On Tuesday, the American Academy of Pediatrics released a study in its peer-reviewed flagship journal detailing an alarming rise in incidents of children accidentally ingesting cannabis edibles, a 1,375 per cent increase between 2017-2021 to be exact.
Researchers collecting data for the study in the journal Pediatrics evaluated trends in accidental cannabis ingestion in children under the age of six throughout the U.S. Approximately 23 per cent of reported cases led to a child being hospitalized.
Nearly 1400% rise in children age 0-5yrs ingesting Cannabis edibles. Most of these happen at home and almost 1/4th of children are hospitalized.
Keep your edibles safe from kids! https://t.co/6r4sYcCbMp
— Miranda van Tilburg (@DrvanTilburg) January 4, 2023
Statistics from the study were obtained from the National Poison Data System, there were a total of 7,043 incidents in the five-year time span and the vast majority of exposures occurred in a residential setting (about 98 per cent).
The dramatic rise in the number of children accidentally finding their way into mom and dad’s stash can be largely attributed to a rapidly increasing number of Americans with access to legal recreational cannabis. According to U.S. census data, the population with freely accessible adult-use bud increased by 95 per cent from about 69 million in 2017 to 134 million in 2021.

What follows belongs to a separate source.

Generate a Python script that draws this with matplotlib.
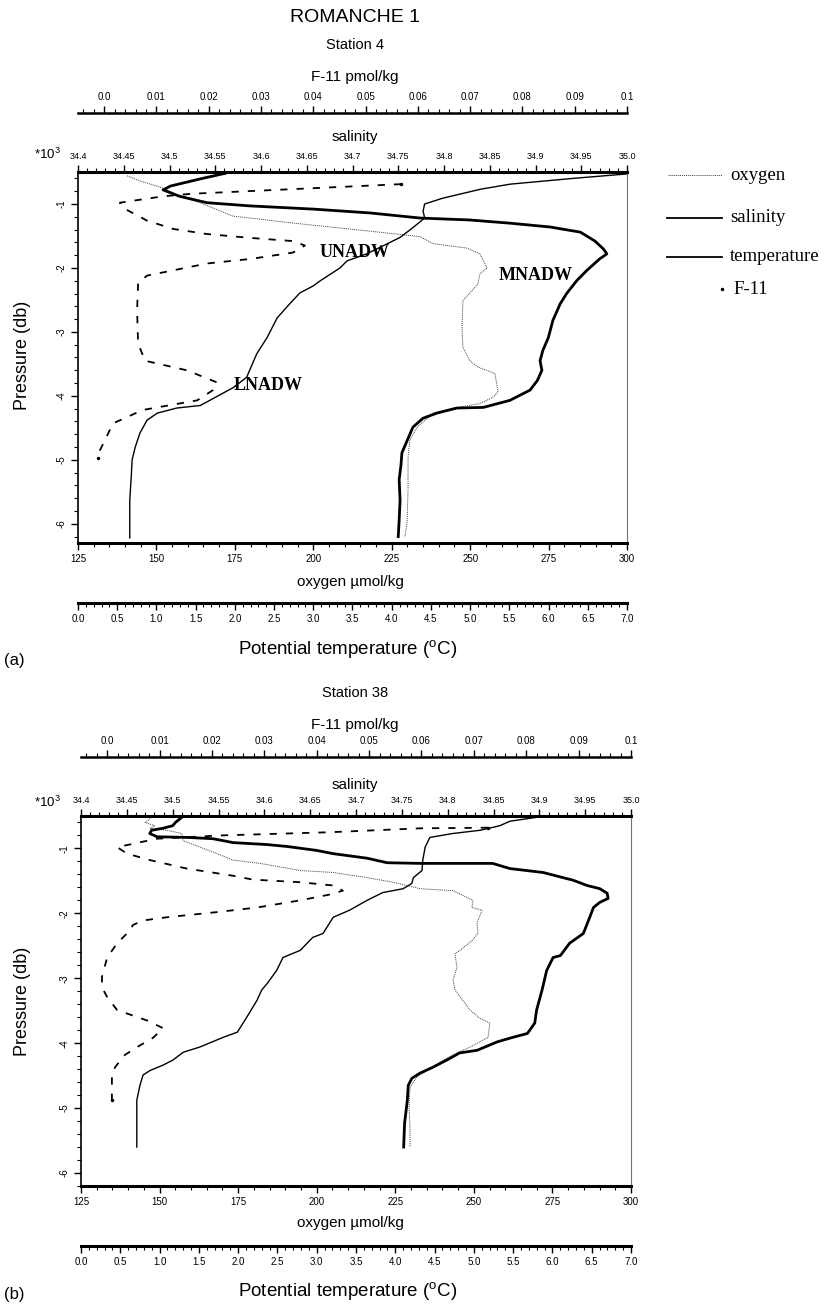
import matplotlib.pyplot as plt
from matplotlib.lines import Line2D
from matplotlib.ticker import MultipleLocator

plt.rcParams['font.family'] = ['Liberation Sans', 'DejaVu Sans']
plt.rcParams['axes.unicode_minus'] = False
plt.rcParams['mathtext.fontset'] = 'custom'
plt.rcParams['mathtext.rm'] = 'Liberation Sans'

# axis ticks / labels
f11_ticks = [0.0, 0.01, 0.02, 0.03, 0.04, 0.05, 0.06, 0.07, 0.08, 0.09, 0.1]
f11_labels = ['0.0', '0.01', '0.02', '0.03', '0.04', '0.05', '0.06', '0.07', '0.08', '0.09', '0.1']
sal_ticks = [34.4, 34.45, 34.5, 34.55, 34.6, 34.65, 34.7, 34.75, 34.8, 34.85, 34.9, 34.95, 35.0]
sal_labels = ['34.4', '34.45', '34.5', '34.55', '34.6', '34.65', '34.7', '34.75', '34.8', '34.85',
              '34.9', '34.95', '35.0']
oxy_ticks = [125, 150, 175, 200, 225, 250, 275, 300]
oxy_labels = ['125', '150', '175', '200', '225', '250', '275', '300']
temp_ticks = [0.0, 0.5, 1.0, 1.5, 2.0, 2.5, 3.0, 3.5, 4.0, 4.5, 5.0, 5.5, 6.0, 6.5, 7.0]
temp_labels = ['0.0', '0.5', '1.0', '1.5', '2.0', '2.5', '3.0', '3.5', '4.0', '4.5', '5.0', '5.5',
               '6.0', '6.5', '7.0']
pres_ticks = [-1, -2, -3, -4, -5, -6]
pres_labels = ['-1', '-2', '-3', '-4', '-5', '-6']

# ---- station 4 (pressure in 10^3 db) ----
a_sal_p = [-0.52, -0.61, -0.72, -0.78, -0.88, -0.98, -1.03, -1.08, -1.14, -1.22, -1.25, -1.30, -1.36,
           -1.44, -1.58, -1.70, -1.78, -1.86, -2.04, -2.20, -2.40, -2.56, -2.82, -3.09, -3.29, -3.45,
           -3.60, -3.76, -3.91, -4.07, -4.18, -4.19, -4.27, -4.35, -4.49, -4.69, -4.89, -5.08, -5.31,
           -5.63, -5.94, -6.20]
a_sal = [34.561, 34.533, 34.501, 34.493, 34.511, 34.541, 34.588, 34.657, 34.719, 34.774, 34.828,
         34.872, 34.916, 34.949, 34.965, 34.974, 34.978, 34.970, 34.956, 34.945, 34.934, 34.927,
         34.919, 34.914, 34.908, 34.905, 34.907, 34.902, 34.894, 34.872, 34.843, 34.814, 34.792,
         34.777, 34.766, 34.760, 34.754, 34.753, 34.751, 34.752, 34.751, 34.750]
a_temp_p = [-0.53, -0.60, -0.69, -0.77, -0.91, -1.00, -1.11, -1.22, -1.37, -1.52, -1.60, -1.78, -1.89,
            -2.00, -2.20, -2.28, -2.39, -2.56, -2.78, -3.09, -3.34, -3.71, -3.87, -4.15, -4.19, -4.27,
            -4.38, -4.58, -4.80, -5.00, -5.24, -5.63, -6.22]
a_temp = [7.00, 6.31, 5.51, 5.13, 4.65, 4.42, 4.40, 4.42, 4.27, 4.11, 3.98, 3.68, 3.43, 3.34, 3.09,
          3.00, 2.83, 2.70, 2.54, 2.41, 2.28, 2.15, 1.98, 1.56, 1.26, 1.01, 0.88, 0.79, 0.73, 0.69,
          0.68, 0.66, 0.66]
a_oxy_p = [-0.56, -0.64, -0.75, -0.88, -0.98, -1.19, -1.31, -1.42, -1.51, -1.62, -1.69, -1.78, -2.00,
           -2.09, -2.25, -2.51, -2.93, -3.24, -3.45, -3.55, -3.65, -3.94, -4.02, -4.12, -4.19, -4.27,
           -4.49, -4.69, -4.96, -5.47, -5.98, -6.20]
a_oxy = [140.6, 144.8, 152.1, 157.5, 163.9, 174.4, 195.8, 217.1, 234.0, 238.2, 249.0, 253.1, 255.4,
         253.1, 252.5, 247.7, 247.4, 247.7, 249.9, 252.5, 257.9, 258.9, 257.3, 253.1, 245.2, 238.2,
         233.1, 230.8, 230.2, 230.2, 229.9, 229.2]
a_f11_p = [-0.69, -0.84, -0.88, -0.98, -1.06, -1.26, -1.39, -1.47, -1.53, -1.58, -1.65, -1.76, -1.86,
           -1.93, -2.12, -2.23, -2.67, -3.18, -3.45, -3.60, -3.79, -3.91, -4.07, -4.22, -4.43, -4.85,
           -4.97]
a_f11 = [0.0568, 0.0168, 0.0113, 0.0030, 0.0036, 0.0082, 0.0132, 0.0197, 0.0279, 0.0361, 0.0384,
         0.0361, 0.0279, 0.0197, 0.0082, 0.0065, 0.0063, 0.0065, 0.0078, 0.0158, 0.0216, 0.0208,
         0.0178, 0.0074, 0.0017, -0.0008, -0.0012]

# ---- station 38 ----
b_sal_p = [-0.52, -0.60, -0.65, -0.69, -0.72, -0.77, -0.82, -0.83, -0.85, -0.91, -0.94, -0.97, -1.03,
           -1.08, -1.15, -1.22, -1.23, -1.23, -1.31, -1.37, -1.49, -1.57, -1.62, -1.69, -1.77, -1.83,
           -1.91, -2.06, -2.31, -2.46, -2.65, -2.68, -2.88, -3.18, -3.49, -3.69, -3.85, -3.91, -3.98,
           -4.11, -4.15, -4.26, -4.37, -4.46, -4.54, -4.65, -4.88, -5.23, -5.60]
b_sal = [34.510, 34.503, 34.500, 34.489, 34.477, 34.475, 34.483, 34.516, 34.544, 34.566, 34.603,
         34.625, 34.657, 34.675, 34.712, 34.734, 34.770, 34.849, 34.868, 34.904, 34.937, 34.952,
         34.966, 34.974, 34.975, 34.966, 34.959, 34.955, 34.948, 34.933, 34.923, 34.915, 34.908,
         34.903, 34.897, 34.895, 34.887, 34.871, 34.854, 34.832, 34.813, 34.799, 34.784, 34.770,
         34.761, 34.757, 34.756, 34.753, 34.752]
b_temp_p = [-0.52, -0.58, -0.65, -0.72, -0.77, -0.83, -0.98, -1.18, -1.34, -1.45, -1.54, -1.62, -1.68,
            -1.80, -1.95, -2.06, -2.31, -2.37, -2.57, -2.68, -2.88, -3.08, -3.18, -3.34, -3.60, -3.83,
            -3.91, -4.06, -4.14, -4.26, -4.34, -4.42, -4.49, -4.65, -4.88, -5.23, -5.60]
b_temp = [5.80, 5.46, 5.33, 5.08, 4.73, 4.44, 4.38, 4.35, 4.34, 4.23, 4.21, 4.10, 3.84, 3.64, 3.42,
          3.21, 3.08, 2.95, 2.79, 2.57, 2.49, 2.37, 2.30, 2.24, 2.11, 1.99, 1.81, 1.51, 1.30, 1.17,
          1.04, 0.88, 0.79, 0.75, 0.71, 0.71, 0.71]
b_oxy_p = [-0.54, -0.60, -0.65, -0.69, -0.72, -0.77, -0.88, -0.98, -1.08, -1.18, -1.23, -1.34, -1.37,
           -1.45, -1.52, -1.62, -1.65, -1.80, -1.91, -1.95, -2.15, -2.31, -2.42, -2.57, -2.62, -2.83,
           -3.03, -3.18, -3.34, -3.49, -3.62, -3.69, -3.91, -4.06, -4.15, -4.29, -4.42, -4.52, -4.68,
           -4.98, -5.34, -5.60]
b_oxy = [147.0, 145.4, 148.5, 147.0, 152.4, 157.1, 157.5, 162.9, 168.3, 173.4, 182.0, 194.7, 205.2,
         216.0, 224.3, 232.9, 243.4, 249.7, 249.4, 252.6, 251.0, 251.3, 249.4, 245.6, 244.0, 244.6,
         243.4, 244.0, 246.5, 248.8, 252.0, 255.1, 254.5, 248.8, 244.6, 239.2, 235.1, 231.9, 229.7,
         229.4, 229.7, 229.7]
b_f11_p = [-0.68, -0.69, -0.75, -0.80, -0.85, -0.98, -1.08, -1.18, -1.31, -1.42, -1.48, -1.52, -1.57,
           -1.65, -1.71, -1.80, -1.91, -1.98, -2.06, -2.11, -2.18, -2.26, -2.46, -2.68, -2.98, -3.14,
           -3.29, -3.49, -3.65, -3.77, -3.92, -4.06, -4.18, -4.37, -4.52, -4.68, -4.88]
b_f11 = [0.0727, 0.0597, 0.0425, 0.0215, 0.0095, 0.0019, 0.0038, 0.0082, 0.0152, 0.0240, 0.0278,
         0.0368, 0.0431, 0.0450, 0.0425, 0.0368, 0.0286, 0.0210, 0.0114, 0.0068, 0.0049, 0.0044,
         0.0019, 0.0000, -0.0010, -0.0010, 0.0000, 0.0019, 0.0076, 0.0107, 0.0087, 0.0057, 0.0034,
         0.0015, 0.0009, 0.0009, 0.0009]

W, H = 834, 1314
fig = plt.figure(figsize=(W / 100, H / 100), dpi=100)


def fx(x):
    return x / W


def fy(y):
    return 1 - y / H


def panel(left, top, right, bottom, ylim, sal_p, sal, temp_p, temp, oxy_p, oxy, f11_p, f11):
    ax = fig.add_axes([fx(left), fy(bottom), (right - left) / W, (bottom - top) / H])
    ax.set_xlim(125, 300)
    ax.set_ylim(*ylim)
    ax.set_xticks(oxy_ticks)
    ax.set_xticklabels(oxy_labels)
    ax.xaxis.set_minor_locator(MultipleLocator(5))
    ax.set_yticks(pres_ticks)
    ax.set_yticklabels(pres_labels, rotation=90, va='center')
    ax.yaxis.set_minor_locator(MultipleLocator(0.2))
    ax.tick_params(axis='both', which='major', direction='out', length=5, width=1.0, labelsize=7, pad=3)
    ax.tick_params(axis='both', which='minor', direction='out', length=3, width=0.8)
    ax.spines['top'].set_visible(False)
    ax.spines['bottom'].set_linewidth(2.2)
    ax.spines['left'].set_linewidth(1.2)
    ax.spines['right'].set_linewidth(0.8)
    ax.spines['right'].set_color('0.45')
    ax.plot(oxy, oxy_p, color='0.25', lw=0.7, ls=(0, (1, 1)))

    # salinity on top spine
    ax_s = ax.twiny()
    ax_s.set_xlim(34.4, 35.0)
    ax_s.set_xticks(sal_ticks)
    ax_s.set_xticklabels(sal_labels)
    ax_s.xaxis.set_minor_locator(MultipleLocator(0.01))
    ax_s.tick_params(which='major', direction='out', length=5, width=1.0, labelsize=6.5, pad=3)
    ax_s.tick_params(which='minor', direction='out', length=3, width=0.8)
    for s in ['bottom', 'left', 'right']:
        ax_s.spines[s].set_visible(False)
    ax_s.spines['top'].set_linewidth(2.2)
    ax_s.plot(sal, sal_p, color='k', lw=2.0)

    # potential temperature, detached axis below
    ax_t = ax.twiny()
    ax_t.set_xlim(0, 7)
    ax_t.xaxis.set_ticks_position('bottom')
    ax_t.spines['bottom'].set_position(('outward', 43))
    ax_t.set_xticks(temp_ticks)
    ax_t.set_xticklabels(temp_labels)
    ax_t.xaxis.set_minor_locator(MultipleLocator(0.1))
    ax_t.tick_params(which='major', direction='out', length=5, width=1.0, labelsize=7, pad=3)
    ax_t.tick_params(which='minor', direction='out', length=3, width=0.8)
    for s in ['top', 'left', 'right']:
        ax_t.spines[s].set_visible(False)
    ax_t.spines['bottom'].set_linewidth(2.2)
    ax_t.plot(temp, temp_p, color='k', lw=1.0)

    # F-11, detached axis above
    ax_f = ax.twiny()
    ax_f.set_xlim(-0.005, 0.1)
    ax_f.spines['top'].set_position(('outward', 42.5))
    ax_f.set_xticks(f11_ticks)
    ax_f.set_xticklabels(f11_labels)
    ax_f.xaxis.set_minor_locator(MultipleLocator(0.002))
    ax_f.tick_params(which='major', direction='out', length=5, width=1.0, labelsize=7, pad=3)
    ax_f.tick_params(which='minor', direction='out', length=3, width=0.8)
    for s in ['bottom', 'left', 'right']:
        ax_f.spines[s].set_visible(False)
    ax_f.spines['top'].set_linewidth(1.8)
    ax_f.plot(f11, f11_p, color='k', lw=1.3, ls=(0, (4, 5)),
              marker='.', ms=3, markevery=[0, len(f11) - 1])
    return ax


ax_a = panel(78, 172, 627, 543, (-6.3, -0.5), a_sal_p, a_sal, a_temp_p, a_temp,
             a_oxy_p, a_oxy, a_f11_p, a_f11)
ax_b = panel(81, 816, 631, 1186, (-6.2, -0.5), b_sal_p, b_sal, b_temp_p, b_temp,
             b_oxy_p, b_oxy, b_f11_p, b_f11)

# water mass labels (station 4)
serif = 'Liberation Serif'
ax_a.text(213.3, -1.76, 'UNADW', family=serif, weight='bold', size=13, ha='center', va='center')
ax_a.text(185.6, -3.83, 'LNADW', family=serif, weight='bold', size=13, ha='center', va='center')
ax_a.text(271.0, -2.12, 'MNADW', family=serif, weight='bold', size=13, ha='center', va='center')

# legend (drawn by hand, like the original)
fig.add_artist(Line2D([fx(668), fx(722)], [fy(175)] * 2, color='0.25', lw=0.7, ls=(0, (1, 1))))
fig.add_artist(Line2D([fx(667), fx(722)], [fy(218)] * 2, color='k', lw=1.3))
fig.add_artist(Line2D([fx(667), fx(722)], [fy(257)] * 2, color='k', lw=1.3))
fig.add_artist(Line2D([fx(722)], [fy(289)], color='k', marker='.', ms=3, ls='none'))
for txt, y in [('oxygen', 180), ('salinity', 222), ('temperature', 261), ('F-11', 294)]:
    fig.text(fx(730 if txt != 'F-11' else 733), fy(y), txt, family=serif, size=13.5, va='baseline')

# titles and axis captions
fig.text(fx(355), fy(17), 'ROMANCHE 1', size=14, ha='center', va='center')
for y0, station in [(0, 'Station 4'), (648, 'Station 38')]:
    fig.text(fx(355), fy(45 + y0), station, size=10.5, ha='center', va='center')
    fig.text(fx(355), fy(77 + y0), 'F-11 pmol/kg', size=11, ha='center', va='center')
    fig.text(fx(355), fy(137 + y0), 'salinity', size=11, ha='center', va='center')
    fig.text(fx(47), fy(154 + y0), r'*10$^{3}$', size=9.5, ha='center', va='center')
    fig.text(fx(350), fy(582 + y0 - (0 if y0 == 0 else 7)), 'oxygen µmol/kg', size=11,
             ha='center', va='center')
    fig.text(fx(348), fy(650 + y0 - (0 if y0 == 0 else 6)), r'Potential temperature ($^{\rm o}$C)',
             size=13.5, ha='center', va='center')
    fig.text(fx(23), fy(355 + y0 - (0 if y0 == 0 else 2)), 'Pressure (db)', size=13, rotation=90,
             ha='center', va='center')
fig.text(fx(4), fy(660), '(a)', size=12, ha='left', va='center')
fig.text(fx(4), fy(1294), '(b)', size=12, ha='left', va='center')

fig.savefig('out.png', dpi=100)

Other countries including Canada have also been seeing a rise in incidents of children accidentally chowing down on some potent cannabis brownies or something of the like. A 2019 study conducted by the Canadian Paediatric Society found there was a total of 16 serious adverse events involving accidental cannabis ingestion in a period of only four months in 2018.
“The number of cases involving young children is striking,” said Dr. Christina Grant, a paediatrician in Hamilton, Ontario and co-principal investigator of the study.
“These early results highlight the urgency of prioritizing the needs of children and youth in policy and education initiatives, especially as edibles become legalized later this year,” added Grant in 2019.